Cristo tenía algo que decirle. Se dirigió al moribundo para consolarle con desproporcionado consuelo. Mucho premio me parece a mí. La Virgen está antes. San Juan también. Pero no. Aquel hombre estuvo antes. Misericordia desconcertante la de nuestro Dios, que me llena de Esperanza cierta.
Naturalmente que estaría hoy en el paraíso pero con Él. “Estarás conmigo en el paraíso”. ¿Qué clase de vuelo sería aquel? Se lo llevo el Señor consigo y se lo presentó a su Padre. El asunto requiere y merece meditación. La frase del Señor diría que casi obsesiona. Se mete en la cabeza y no se puede salir de ahí. El Señor se lo llevó al Cielo. El morir de Cristo, el inclinar su cabeza y el llevar al Paraíso a su criatura redimida fue cuestión casi simultánea.
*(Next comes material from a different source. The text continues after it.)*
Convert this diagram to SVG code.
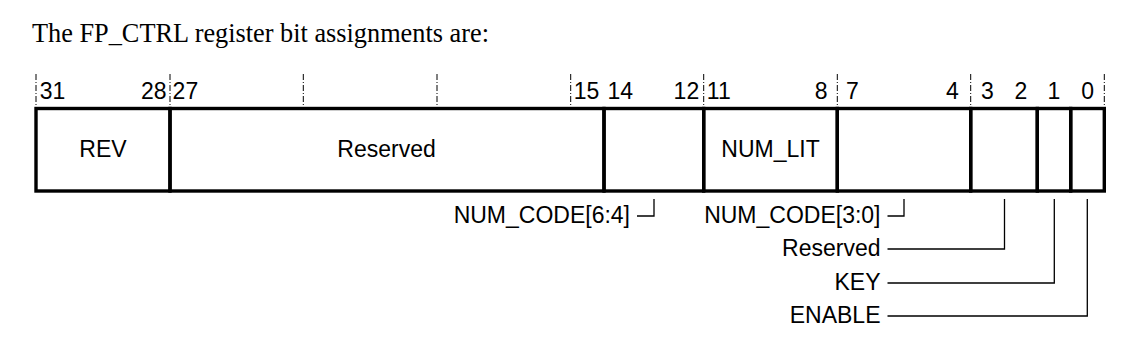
<svg xmlns="http://www.w3.org/2000/svg" width="1146" height="340" viewBox="0 0 1146 340">
<style>
.t{font-family:"Liberation Sans",Arial,sans-serif;font-size:23px;fill:#000}
.title{font-family:"Liberation Serif","Times New Roman",serif;font-size:26.3px;fill:#000}
.box{fill:none;stroke:#000;stroke-width:3.4}
.tick{stroke:#000;stroke-width:1;stroke-dasharray:6 2 1 2;fill:none}
.con{stroke:#000;stroke-width:1.3;fill:none}
.e{text-anchor:end}
.m{text-anchor:middle}
</style>
<rect width="1146" height="340" fill="#fff"/>
<text class="title" x="32" y="42">The FP_CTRL register bit assignments are:</text>

<g id="ticks">
<line class="tick" x1="36" y1="74" x2="36" y2="107"/>
<line class="tick" x1="170" y1="74" x2="170" y2="107"/>
<line class="tick" x1="303.3" y1="74" x2="303.3" y2="107"/>
<line class="tick" x1="437" y1="74" x2="437" y2="107"/>
<line class="tick" x1="570.7" y1="74" x2="570.7" y2="107"/>
<line class="tick" x1="703.7" y1="74" x2="703.7" y2="107"/>
<line class="tick" x1="837.3" y1="74" x2="837.3" y2="107"/>
<line class="tick" x1="970.7" y1="74" x2="970.7" y2="107"/>
<line class="tick" x1="1104.3" y1="74" x2="1104.3" y2="107"/>
</g>

<g id="bit-numbers">
<text class="t" x="39.7" y="99">31</text>
<text class="t e" x="166.6" y="99">28</text>
<text class="t" x="172.6" y="99">27</text>
<text class="t e" x="599.4" y="99">15</text>
<text class="t" x="607.5" y="99">14</text>
<text class="t e" x="699.2" y="99">12</text>
<text class="t" x="706.8" y="99">11</text>
<text class="t e" x="827.6" y="99">8</text>
<text class="t" x="846" y="99">7</text>
<text class="t e" x="958.8" y="99">4</text>
<text class="t m" x="987.4" y="99">3</text>
<text class="t m" x="1020.8" y="99">2</text>
<text class="t m" x="1054" y="99">1</text>
<text class="t m" x="1087.6" y="99">0</text>
</g>

<g id="field-rev">
<rect class="box" x="36" y="108.5" width="134" height="82.5"/>
<text class="t m" x="103" y="157">REV</text>
</g>
<g id="field-reserved-27-15">
<rect class="box" x="170" y="108.5" width="434" height="82.5"/>
<text class="t m" x="386.5" y="157">Reserved</text>
</g>
<g id="field-num-code-hi">
<rect class="box" x="604" y="108.5" width="99.7" height="82.5"/>
</g>
<g id="field-num-lit">
<rect class="box" x="703.7" y="108.5" width="133.6" height="82.5"/>
<text class="t m" x="770.5" y="157">NUM_LIT</text>
</g>
<g id="field-num-code-lo">
<rect class="box" x="837.3" y="108.5" width="133.4" height="82.5"/>
</g>
<g id="field-reserved-3-2">
<rect class="box" x="970.7" y="108.5" width="66.6" height="82.5"/>
</g>
<g id="field-key">
<rect class="box" x="1037.3" y="108.5" width="33.4" height="82.5"/>
</g>
<g id="field-enable">
<rect class="box" x="1070.7" y="108.5" width="33.6" height="82.5"/>
</g>

<g id="callout-labels">
<text class="t e" x="630" y="223">NUM_CODE[6:4]</text>
<text class="t e" x="880.5" y="223">NUM_CODE[3:0]</text>
<text class="t e" x="880.5" y="256">Reserved</text>
<text class="t e" x="880.5" y="290">KEY</text>
<text class="t e" x="880.5" y="323">ENABLE</text>
</g>

<g id="connectors">
<polyline class="con" points="637,216 654,216 654,199"/>
<polyline class="con" points="887.5,216 904,216 904,199"/>
<polyline class="con" points="887.5,249 1004.5,249 1004.5,199"/>
<polyline class="con" points="887.5,283 1054.3,283 1054.3,199"/>
<polyline class="con" points="887.5,316 1087.3,316 1087.3,199"/>
</g>
</svg>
Normalmente se suele separar el episodio del llamado buen ladrón del episodio de la muerte del Señor, para quedar toda la atención fija en el cuerpo destrozado del Mesías. Pero Cristo, El Nuevo Adán, asocia de un modo especial su muerte a este nuevo Adán, hombre caído y ya casi restaurado. El Mesías, Nuevo Adán refleja su impronta en aquel bandido, nuevo hombre ya, en espera de un Cielo inconmensurable. Se da una comunión muy especial entre Dios hecho hombre y este hombre que va a entrar en el reino de su Dios, y que dentro de unos momentos será suyo.
Palabras tiernas además. El conmigo no es solo lógico sino también afectivo. No es que el ladronzuelo aquel fuera al Cielo sino que Cristo se lo lleva.
Ahora en breve, podrá decir que todo esta cumplido, que su misión terrestre tocaba a su fin para empezar la celeste, con aires de imperio divino.
El lugar de destino viene presentado no con la palabra Cielo, quizás demasiado teológico o difícil, para su compañero de tormento, sino con la palabra paraíso. A mí me sabe a paraíso esa palabra. Refleja el jardín del edén. Tiene resonancia de los primeros tiempos en que los primeros padres llegaron a disfrutar de la amistad de Dios. Donde todo era brisa, descanso y felicidad.
Ahora, en la cruz, Cristo le regala un nuevo paraíso restaurado y regado con una nueva Agua y con Sangre sagrada. Todo es mejor, todo es superior. El Verbo encarnado ha sido el encargado de la obra. Ha ido su Obra.